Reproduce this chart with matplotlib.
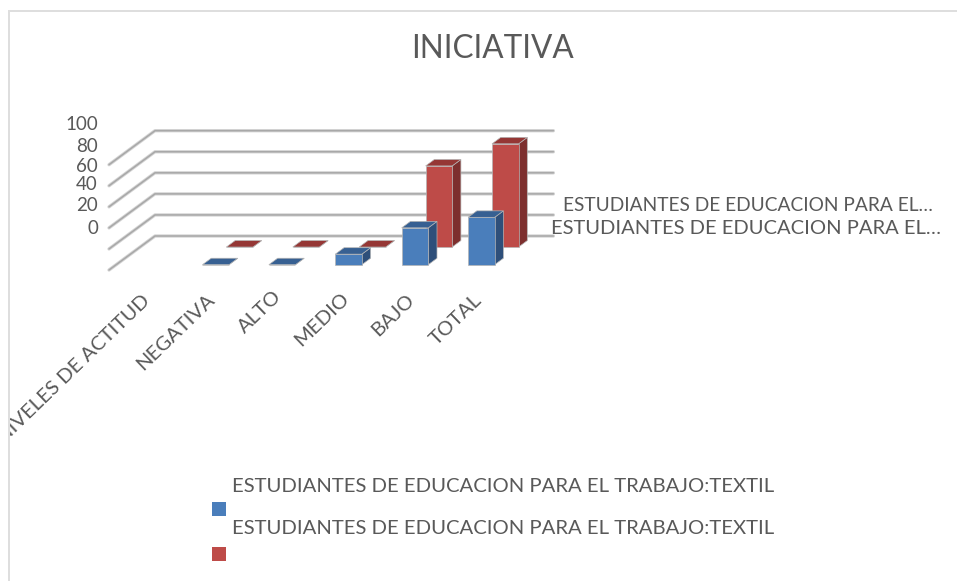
import matplotlib
matplotlib.use("agg")
import matplotlib.pyplot as plt
from matplotlib.patches import Polygon, Rectangle
from matplotlib.transforms import Bbox, TransformedBbox

W, H = 957, 581

categories = ['NIVELES DE ACTITUD', 'NEGATIVA', 'ALTO', 'MEDIO', 'BAJO', 'TOTAL']
series_name = 'ESTUDIANTES DE EDUCACION PARA EL TRABAJO:TEXTIL'
short_name = 'ESTUDIANTES DE EDUCACION PARA EL…'
# the first category is a header row in the source, it has no bars
blue_values = [None, 0, 0, 10, 35, 45]
red_values = [None, 0, 0, 0, 77, 98]
y_ticks = [0, 20, 40, 60, 80, 100]

plt.rcParams['font.family'] = ['Lato', 'DejaVu Sans']
TXT = '#595959'

fig = plt.figure(figsize=(W / 100, H / 100), dpi=100)


def px(x, y):
    return x / W, 1 - y / H


# axes: x is the category index, y the value, on the front edge of the floor
x0, y0 = 109, 270
cat_w, val_h = 66.4, 1.053
ax = fig.add_axes([x0 / W, 1 - y0 / H, 6 * cat_w / W, 100 * val_h / H])
ax.set_xlim(0, 6)
ax.set_ylim(0, 100)
ax.axis('off')

# depth of the oblique view, in data units
depth_x = 46 / cat_w
depth_y = 34 / val_h


def proj(c, d, v):
    return c + d * depth_x, v + d * depth_y


def draw_bar(c, v, d0, d1, front, side, top):
    if v is None:
        return
    c0, c1 = c + 0.3, c + 0.7
    faces = [
        ([proj(c1, d0, 0), proj(c1, d1, 0), proj(c1, d1, v), proj(c1, d0, v)], side),
        ([proj(c0, d0, v), proj(c1, d0, v), proj(c1, d1, v), proj(c0, d1, v)], top),
        ([proj(c0, d0, 0), proj(c1, d0, 0), proj(c1, d0, v), proj(c0, d0, v)], front),
    ]
    for pts, col in faces:
        ax.add_patch(Polygon(pts, closed=True, facecolor=col, edgecolor='#b5b5b5',
                             linewidth=0.5, clip_on=False, zorder=3))


# gridlines run along the back wall and down the side
for t in y_ticks:
    xs = [proj(0, 0, t)[0], proj(0, 1, t)[0], proj(6, 1, t)[0]]
    ys = [proj(0, 0, t)[1], proj(0, 1, t)[1], proj(6, 1, t)[1]]
    ax.plot(xs, ys, color='#d4d4d4', lw=2.4, clip_on=False, zorder=1, solid_capstyle='round')
    ax.plot(xs, ys, color='#a8a8a8', lw=1.1, clip_on=False, zorder=2, solid_capstyle='round')

for i in range(len(categories)):
    draw_bar(i, red_values[i], 0.676, 0.866, '#be4b48', '#7d2f2e', '#953735')
for i in range(len(categories)):
    draw_bar(i, blue_values[i], 0.156, 0.346, '#4a7ebb', '#2e4f7a', '#376092')

# tick labels sit a bit off the gridlines, as in the source
tick_y = [228, 206, 185, 167, 147, 125]
for t, yy in zip(y_ticks, tick_y):
    xx, yy = px(98, yy)
    fig.text(xx, yy, str(t), fontsize=13.5, color=TXT, ha='right', va='center')

fig.text(*px(493, 49), 'INICIATIVA', fontsize=22.7, color=TXT, ha='center', va='center')

# frame of the chart: only top and left are visible
fig.add_artist(Rectangle(px(8, H), 2 / W, (H - 10) / H, transform=fig.transFigure,
                         facecolor='#dedede', edgecolor='none'))
fig.add_artist(Rectangle(px(8, 12), (W - 8) / W, 2 / H, transform=fig.transFigure,
                         facecolor='#dedede', edgecolor='none'))

# the first label runs into the frame and is cut there, same as the source
clip = TransformedBbox(Bbox([[10 / W, 0], [1, 1]]), fig.transFigure)
label_x = [147, 212, 279, 346, 412, 479]
label_y = [298, 297, 294, 296, 297, 297]
for name, lx, ly in zip(categories, label_x, label_y):
    xx, yy = px(lx, ly)
    t = fig.text(xx, yy, name, fontsize=14.6, color=TXT, rotation=44,
                 rotation_mode='anchor', ha='right', va='center')
    t.set_clip_box(clip)
    t.set_clip_on(True)

fig.text(*px(563, 205), short_name, fontsize=13.8, color=TXT, ha='left', va='center')
fig.text(*px(551, 228), short_name, fontsize=14.5, color=TXT, ha='left', va='center')

fig.text(*px(232, 487), series_name, fontsize=14.6, color=TXT, ha='left', va='center')
fig.text(*px(232, 529), series_name, fontsize=14.6, color=TXT, ha='left', va='center')
for yy, col in [(516, '#4a7ebb'), (561, '#be4b48')]:
    fig.add_artist(Rectangle(px(212, yy), 14 / W, 14 / H, transform=fig.transFigure,
                             facecolor=col, edgecolor='none'))

fig.savefig('out.png', dpi=100)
+++
WHAT IS REQUIRED: Everything from the top line of the data down to and including the line with "return x / W, 1 - y / H" is to be copied, except the pictures.

TASK RESULT:
Reproduce this chart with matplotlib.
import matplotlib
matplotlib.use("agg")
import matplotlib.pyplot as plt
from matplotlib.patches import Polygon, Rectangle
from matplotlib.transforms import Bbox, TransformedBbox

W, H = 957, 581

categories = ['NIVELES DE ACTITUD', 'NEGATIVA', 'ALTO', 'MEDIO', 'BAJO', 'TOTAL']
series_name = 'ESTUDIANTES DE EDUCACION PARA EL TRABAJO:TEXTIL'
short_name = 'ESTUDIANTES DE EDUCACION PARA EL…'
# the first category is a header row in the source, it has no bars
blue_values = [None, 0, 0, 10, 35, 45]
red_values = [None, 0, 0, 0, 77, 98]
y_ticks = [0, 20, 40, 60, 80, 100]

plt.rcParams['font.family'] = ['Lato', 'DejaVu Sans']
TXT = '#595959'

fig = plt.figure(figsize=(W / 100, H / 100), dpi=100)


def px(x, y):
    return x / W, 1 - y / H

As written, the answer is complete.